Roast Pheasant with Pistachio Stuffing
As an alternative to the mammoth turkey, a brace of pheasants is an elegant choice for Christmas lunch. In Italy, game is popular throughout the winter and is often the choice for Christmas Day. Careful timing, lots of butter and a moist stuffing all help to keep the naturally lean meat succulent.

Serves: 4
Ingredients
Pistachio stuffing
15g butter
½ onion
1 leek, trimmed and finely chopped
3 rashers dry cure streaky bacon chopped
125g pork sausage meat
1 tbsp chopped parsley
1 tbsp chopped thyme
1 tsp chopped sage
100g pistachios shelled and chopped
Pheasant
2 pheasants (about 520g each)
50g butter, softened
6 rashers dry cure streaky bacon cut in half, rind removed
Method
- Preheat the oven to 200°C/gas 6. For the stuffing, heat the butter in a saucepan and gently sauté the onion and leek for about 8 minutes, until softened. Add the chopped bacon and cook for another 3-4 minutes until crisp. Allow the mixture to cool in the pan, then transfer to a bowl; stir in the sausage meat, herbs and chopped pistachio nuts. Mix well and season.
- Prepare the pheasants by wiping the inside of the birds' cavities with kitchen paper, then divide the stuffing between the cavities. Season the outside of the birds and smear with the butter. Drape the bacon rashers over the birds; place them on a piece of foil that is large enough to enclose both pheasants. Make a parcel by bringing up the edges of the foil, leaving a hole at the top to allow the steam to escape. Place the foil parcel in a deep dish and pour 100ml water into the dish - this will help to keep the birds moist.

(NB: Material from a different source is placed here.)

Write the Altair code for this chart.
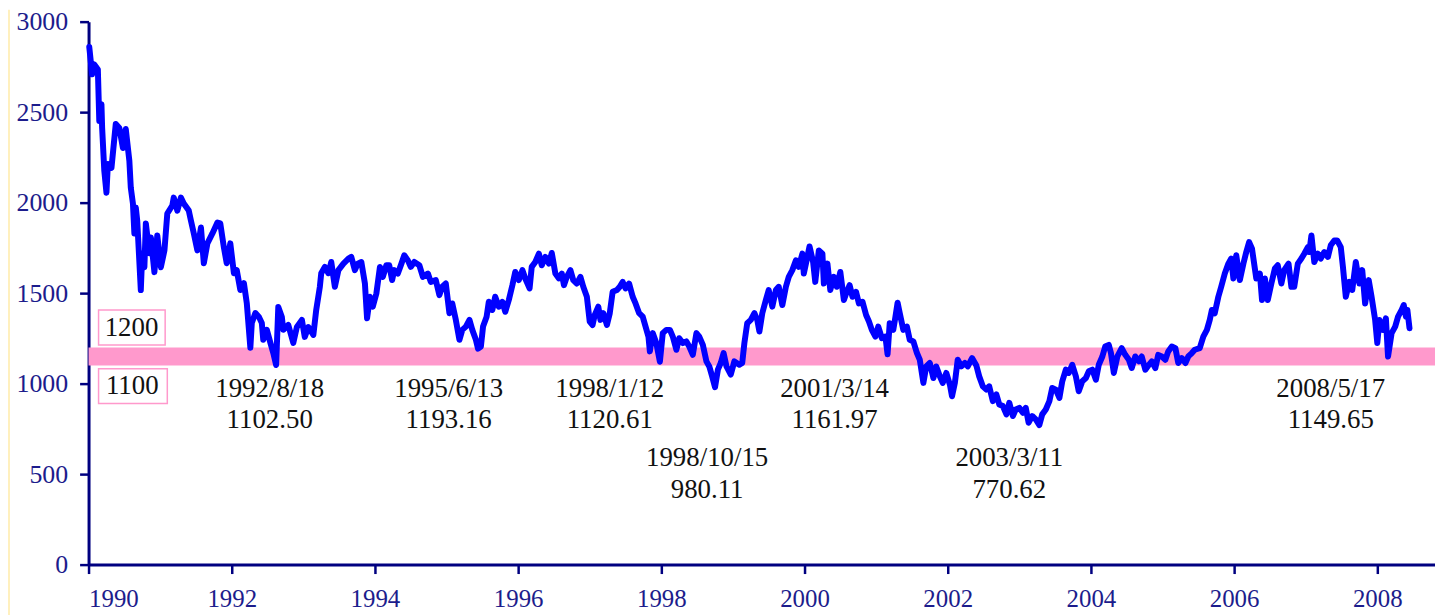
import altair as alt
import pandas as pd

# ---- index series (decimal year, index value) ----
years_1990_93 = [1990.01, 1990.05, 1990.08, 1990.13, 1990.15, 1990.18, 1990.19, 1990.22, 1990.25, 1990.27,
                 1990.32, 1990.38, 1990.43, 1990.48, 1990.52, 1990.57, 1990.59, 1990.62, 1990.64, 1990.66,
                 1990.68, 1990.73, 1990.75, 1990.78, 1990.80, 1990.85, 1990.87, 1990.92, 1990.96, 1991.01,
                 1991.06, 1991.10, 1991.17, 1991.19, 1991.24, 1991.29, 1991.33, 1991.40, 1991.43, 1991.47,
                 1991.52, 1991.57, 1991.61, 1991.66, 1991.73, 1991.80, 1991.84, 1991.89, 1991.93, 1991.98,
                 1992.03, 1992.07, 1992.12, 1992.17, 1992.21, 1992.26, 1992.28, 1992.33, 1992.38, 1992.42,
                 1992.44, 1992.49, 1992.54, 1992.58, 1992.62, 1992.65, 1992.70, 1992.72, 1992.79, 1992.86,
                 1992.91, 1992.98, 1993.02, 1993.07, 1993.14, 1993.18, 1993.23, 1993.25]
vals_1990_93 = [2860, 2709, 2764, 2736, 2451, 2544, 2412, 2176, 2055, 2214,
                2192, 2434, 2412, 2302, 2407, 2231, 2083, 1995, 1830, 1973,
                1901, 1517, 1720, 1643, 1885, 1720, 1808, 1616, 1819, 1643,
                1736, 1940, 1984, 2028, 1956, 2028, 1995, 1956, 1901, 1830,
                1736, 1863, 1665, 1775, 1830, 1890, 1885, 1753, 1665, 1775,
                1610, 1627, 1517, 1555, 1445, 1198, 1335, 1390, 1368, 1335,
                1242, 1297, 1225, 1170, 1103, 1423, 1368, 1297, 1324, 1225,
                1313, 1352, 1258, 1313, 1269, 1407, 1533, 1610]

years_1993_95 = [1993.30, 1993.35, 1993.39, 1993.44, 1993.49, 1993.56, 1993.63, 1993.67, 1993.72, 1993.76,
                 1993.81, 1993.86, 1993.89, 1993.93, 1993.97, 1994.02, 1994.07, 1994.11, 1994.16, 1994.20,
                 1994.24, 1994.27, 1994.32, 1994.37, 1994.41, 1994.46, 1994.50, 1994.55, 1994.62, 1994.67,
                 1994.74, 1994.78, 1994.85, 1994.90, 1994.94, 1994.99, 1995.04, 1995.08, 1995.13, 1995.18,
                 1995.22, 1995.27, 1995.32, 1995.36, 1995.41, 1995.44, 1995.48, 1995.51, 1995.56]
vals_1993_95 = [1645, 1610, 1672, 1535, 1627, 1663, 1691, 1700, 1627, 1663,
                1672, 1553, 1361, 1480, 1425, 1498, 1645, 1590, 1654, 1654,
                1572, 1627, 1608, 1663, 1709, 1681, 1645, 1672, 1654, 1590,
                1608, 1562, 1572, 1489, 1535, 1553, 1389, 1443, 1352, 1242,
                1297, 1315, 1352, 1297, 1242, 1193, 1205, 1315, 1370]

years_1995_99 = [1995.59, 1995.64, 1995.68, 1995.73, 1995.78, 1995.82, 1995.87, 1995.92, 1995.96, 1996.01,
                 1996.06, 1996.10, 1996.16, 1996.19, 1996.24, 1996.29, 1996.33, 1996.38, 1996.43, 1996.47,
                 1996.52, 1996.57, 1996.61, 1996.64, 1996.68, 1996.73, 1996.77, 1996.82, 1996.87, 1996.91,
                 1996.96, 1997.00, 1997.04, 1997.07, 1997.12, 1997.15, 1997.19, 1997.24, 1997.28, 1997.32,
                 1997.38, 1997.42, 1997.46, 1997.50, 1997.55, 1997.60, 1997.64, 1997.69, 1997.74, 1997.78,
                 1997.82, 1997.84, 1997.88, 1997.93, 1997.98, 1998.02, 1998.07, 1998.12, 1998.16, 1998.21,
                 1998.25, 1998.30, 1998.35, 1998.39, 1998.44, 1998.49, 1998.53, 1998.58, 1998.63, 1998.67,
                 1998.71, 1998.75, 1998.79, 1998.83, 1998.87, 1998.91, 1998.97, 1999.02]
vals_1995_99 = [1452, 1407, 1480, 1425, 1452, 1397, 1462, 1544, 1617, 1572,
                1627, 1581, 1526, 1645, 1672, 1718, 1654, 1700, 1663, 1722,
                1608, 1581, 1608, 1544, 1590, 1627, 1572, 1553, 1590, 1535,
                1480, 1343, 1324, 1379, 1425, 1352, 1389, 1324, 1389, 1507,
                1517, 1535, 1562, 1526, 1553, 1480, 1443, 1389, 1370, 1315,
                1260, 1178, 1279, 1224, 1121, 1279, 1297, 1297, 1260, 1187,
                1251, 1224, 1233, 1205, 1159, 1279, 1260, 1214, 1123, 1095,
                1040, 980, 1077, 1114, 1169, 1095, 1050, 1123]

years_1999_02 = [1999.09, 1999.13, 1999.16, 1999.20, 1999.25, 1999.30, 1999.34, 1999.37, 1999.41, 1999.46,
                 1999.50, 1999.55, 1999.60, 1999.64, 1999.69, 1999.74, 1999.78, 1999.83, 1999.88, 1999.92,
                 1999.97, 1999.99, 2000.04, 2000.07, 2000.12, 2000.15, 2000.20, 2000.25, 2000.27, 2000.32,
                 2000.36, 2000.41, 2000.45, 2000.50, 2000.55, 2000.59, 2000.63, 2000.67, 2000.72, 2000.76,
                 2000.81, 2000.86, 2000.90, 2000.94, 2000.99, 2001.03, 2001.08, 2001.13, 2001.16, 2001.19,
                 2001.24, 2001.27, 2001.30, 2001.33, 2001.38, 2001.43, 2001.47, 2001.52, 2001.57, 2001.61,
                 2001.66, 2001.70, 2001.75, 2001.80, 2001.84, 2001.89, 2001.93, 2001.98, 2002.03, 2002.06,
                 2002.10, 2002.14, 2002.19, 2002.24, 2002.28, 2002.34, 2002.40]
vals_1999_02 = [1104, 1114, 1224, 1334, 1352, 1389, 1352, 1288, 1389, 1462,
                1517, 1425, 1517, 1535, 1434, 1535, 1590, 1627, 1681, 1645,
                1718, 1608, 1700, 1758, 1672, 1562, 1736, 1718, 1553, 1663,
                1517, 1590, 1535, 1617, 1462, 1507, 1544, 1480, 1507, 1443,
                1452, 1379, 1343, 1297, 1260, 1315, 1251, 1260, 1162, 1334,
                1297, 1370, 1447, 1389, 1297, 1315, 1242, 1233, 1169, 1132,
                1004, 1095, 1114, 1031, 1095, 1040, 1004, 1059, 995, 930,
                1004, 1132, 1095, 1114, 1095, 1141, 1100]

years_2002_06 = [2002.44, 2002.49, 2002.54, 2002.58, 2002.63, 2002.68, 2002.72, 2002.77, 2002.82, 2002.86,
                 2002.91, 2002.95, 2003.00, 2003.05, 2003.09, 2003.13, 2003.18, 2003.23, 2003.28, 2003.32,
                 2003.37, 2003.42, 2003.46, 2003.51, 2003.56, 2003.60, 2003.65, 2003.69, 2003.74, 2003.79,
                 2003.83, 2003.88, 2003.93, 2003.97, 2004.02, 2004.07, 2004.11, 2004.16, 2004.20, 2004.25,
                 2004.28, 2004.32, 2004.37, 2004.43, 2004.48, 2004.53, 2004.57, 2004.62, 2004.67, 2004.71,
                 2004.76, 2004.81, 2004.85, 2004.90, 2004.94, 2004.99, 2005.04, 2005.08, 2005.13, 2005.18,
                 2005.22, 2005.27, 2005.32, 2005.36, 2005.41, 2005.45, 2005.52, 2005.57, 2005.62, 2005.66,
                 2005.69, 2005.73, 2005.78, 2005.82, 2005.87, 2005.92, 2005.96, 2005.99]
vals_2002_06 = [1040, 985, 967, 985, 903, 940, 885, 876, 830, 894,
                821, 857, 866, 839, 866, 784, 821, 802, 771, 830,
                857, 903, 976, 967, 921, 1013, 1077, 1059, 1104, 1040,
                958, 1013, 1031, 1068, 1077, 1022, 1104, 1150, 1205, 1214,
                1169, 1059, 1150, 1196, 1159, 1132, 1086, 1150, 1123, 1150,
                1077, 1104, 1123, 1086, 1159, 1150, 1132, 1178, 1205, 1196,
                1114, 1141, 1114, 1150, 1169, 1187, 1196, 1260, 1297, 1352,
                1407, 1389, 1480, 1535, 1608, 1663, 1691, 1581]

years_2006_08 = [2006.03, 2006.08, 2006.13, 2006.17, 2006.21, 2006.25, 2006.31, 2006.36, 2006.39, 2006.43,
                 2006.47, 2006.52, 2006.57, 2006.61, 2006.66, 2006.70, 2006.76, 2006.80, 2006.84, 2006.89,
                 2006.94, 2006.98, 2007.03, 2007.05, 2007.08, 2007.12, 2007.17, 2007.21, 2007.26, 2007.31,
                 2007.35, 2007.40, 2007.44, 2007.49, 2007.52, 2007.56, 2007.61, 2007.65, 2007.70, 2007.75,
                 2007.79, 2007.83, 2007.88, 2007.92, 2007.97, 2008.00, 2008.03, 2008.08, 2008.12, 2008.15,
                 2008.20, 2008.25, 2008.29, 2008.34, 2008.37, 2008.40, 2008.42, 2008.45]
vals_2006_08 = [1709, 1572, 1663, 1727, 1782, 1745, 1581, 1608, 1462, 1581,
                1462, 1553, 1636, 1654, 1553, 1627, 1663, 1535, 1535, 1663,
                1691, 1718, 1754, 1727, 1819, 1672, 1718, 1691, 1727, 1700,
                1764, 1791, 1791, 1754, 1645, 1480, 1562, 1517, 1672, 1553,
                1627, 1443, 1572, 1480, 1352, 1224, 1352, 1297, 1361, 1150,
                1279, 1315, 1370, 1407, 1434, 1370, 1407, 1306]

years = years_1990_93 + years_1993_95 + years_1995_99 + years_1999_02 + years_2002_06 + years_2006_08
values = vals_1990_93 + vals_1993_95 + vals_1995_99 + vals_1999_02 + vals_2002_06 + vals_2006_08

# ---- band and annotations ----
band_low, band_high = 1100, 1200
band_label_text = ["1200", "1100"]
band_label_year = [1990.60, 1990.61]
band_label_value = [1308, 984]
band_box_x0 = [1990.14, 1990.14]
band_box_x1 = [1991.07, 1991.10]
band_box_y0 = [1214, 890]
band_box_y1 = [1407, 1082]

ann_date = ["1992/8/18", "1995/6/13", "1998/1/12", "1998/10/15", "2001/3/14", "2003/3/11", "2008/5/17"]
ann_value = ["1102.50", "1193.16", "1120.61", "980.11", "1161.97", "770.62", "1149.65"]
ann_year = [1992.53, 1995.03, 1997.28, 1998.64, 2000.42, 2002.86, 2007.35]
ann_level = [972, 972, 972, 588, 972, 588, 972]

x_ticks = [1990, 1992, 1994, 1996, 1998, 2000, 2002, 2004, 2006, 2008]
y_ticks = [0, 500, 1000, 1500, 2000, 2500, 3000]

X_MIN, X_MAX = 1990, 2008.806
W, H = 1354, 546
NAVY = "#000080"
LABEL = "#1c1c8c"
FONT = "Liberation Serif"

xscale = alt.Scale(domain=[X_MIN, X_MAX], nice=False, zero=False)
yscale = alt.Scale(domain=[0, 3000], nice=False)
xaxis = alt.Axis(values=x_ticks, format="d", title=None, grid=False)
yaxis = alt.Axis(values=y_ticks, format="d", title=None, grid=False)

series = pd.DataFrame({"year": years, "value": values})
band_df = pd.DataFrame({"x0": [X_MIN], "x1": [X_MAX], "lo": [band_low], "hi": [band_high]})
box_df = pd.DataFrame({"x0": band_box_x0, "x1": band_box_x1, "y0": band_box_y0, "y1": band_box_y1,
                       "label": band_label_text, "lx": band_label_year, "ly": band_label_value})
ann_df = pd.DataFrame({"date": ann_date, "val": ann_value, "year": ann_year, "level": ann_level})
strip_df = pd.DataFrame({"k": [0]})

strip = alt.Chart(strip_df).mark_rect(color="#FFF0BE").encode(
    x=alt.value(-81), x2=alt.value(-79), y=alt.value(-12), y2=alt.value(600))

band = alt.Chart(band_df).mark_rect(color="#FF99CC").encode(
    x=alt.X("x0:Q", scale=xscale, axis=xaxis), x2="x1:Q",
    y=alt.Y("lo:Q", scale=yscale, axis=yaxis), y2="hi:Q")

boxes = alt.Chart(box_df).mark_rect(fill="white", stroke="#FF99CC", strokeWidth=1.5).encode(
    x=alt.X("x0:Q", scale=xscale, axis=xaxis), x2="x1:Q",
    y=alt.Y("y0:Q", scale=yscale, axis=yaxis), y2="y1:Q")

box_text = alt.Chart(box_df).mark_text(font=FONT, fontSize=27, color="#111111", baseline="middle").encode(
    x=alt.X("lx:Q", scale=xscale, axis=xaxis),
    y=alt.Y("ly:Q", scale=yscale, axis=yaxis), text="label:N")

line = alt.Chart(series).mark_line(color="#0000FF", strokeWidth=6, strokeJoin="round", strokeCap="round").encode(
    x=alt.X("year:Q", scale=xscale, axis=xaxis),
    y=alt.Y("value:Q", scale=yscale, axis=yaxis))

ann1 = alt.Chart(ann_df).mark_text(font=FONT, fontSize=27, color="#111111", baseline="middle").encode(
    x=alt.X("year:Q", scale=xscale, axis=xaxis),
    y=alt.Y("level:Q", scale=yscale, axis=yaxis), text="date:N")
ann2 = alt.Chart(ann_df).mark_text(font=FONT, fontSize=27, color="#111111", baseline="middle", dy=32).encode(
    x=alt.X("year:Q", scale=xscale, axis=xaxis),
    y=alt.Y("level:Q", scale=yscale, axis=yaxis), text="val:N")

chart = alt.layer(strip, band, boxes, box_text, line, ann1, ann2).properties(
    width=W, height=H,
    autosize=alt.AutoSizeParams(type="none"),
    padding={"left": 81, "top": 12, "right": 0, "bottom": 57},
    background="white",
).configure_view(stroke=None).configure_axis(
    domainColor=NAVY, domainWidth=3, tickColor=NAVY, tickWidth=2.5, tickSize=9,
    labelFont=FONT, labelFontSize=25, labelColor=LABEL,
).configure_axisY(labelPadding=12, labelFontSize=26).configure_axisX(labelPadding=13)

chart.save("out.html", embed_options={"renderer": "svg", "actions": False})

- Roast in the oven for 45–55 minutes, basting every
20 minutes. If you want to crisp up the bacon and brown the pheasants,
undo the parcels of foil for the last 15 minutes. Test them as you would a chicken: if the juices run clear
when the birds are pierced with a sharp knife, the pheasants are ready. Remove from the oven and leave to
rest for 10 minutes. Serve half a pheasant per person.
Drinks recommendation
The Corker recommends: a classic game dish such as this sumptuous pheasant is perfect with rich but not overly tannic reds.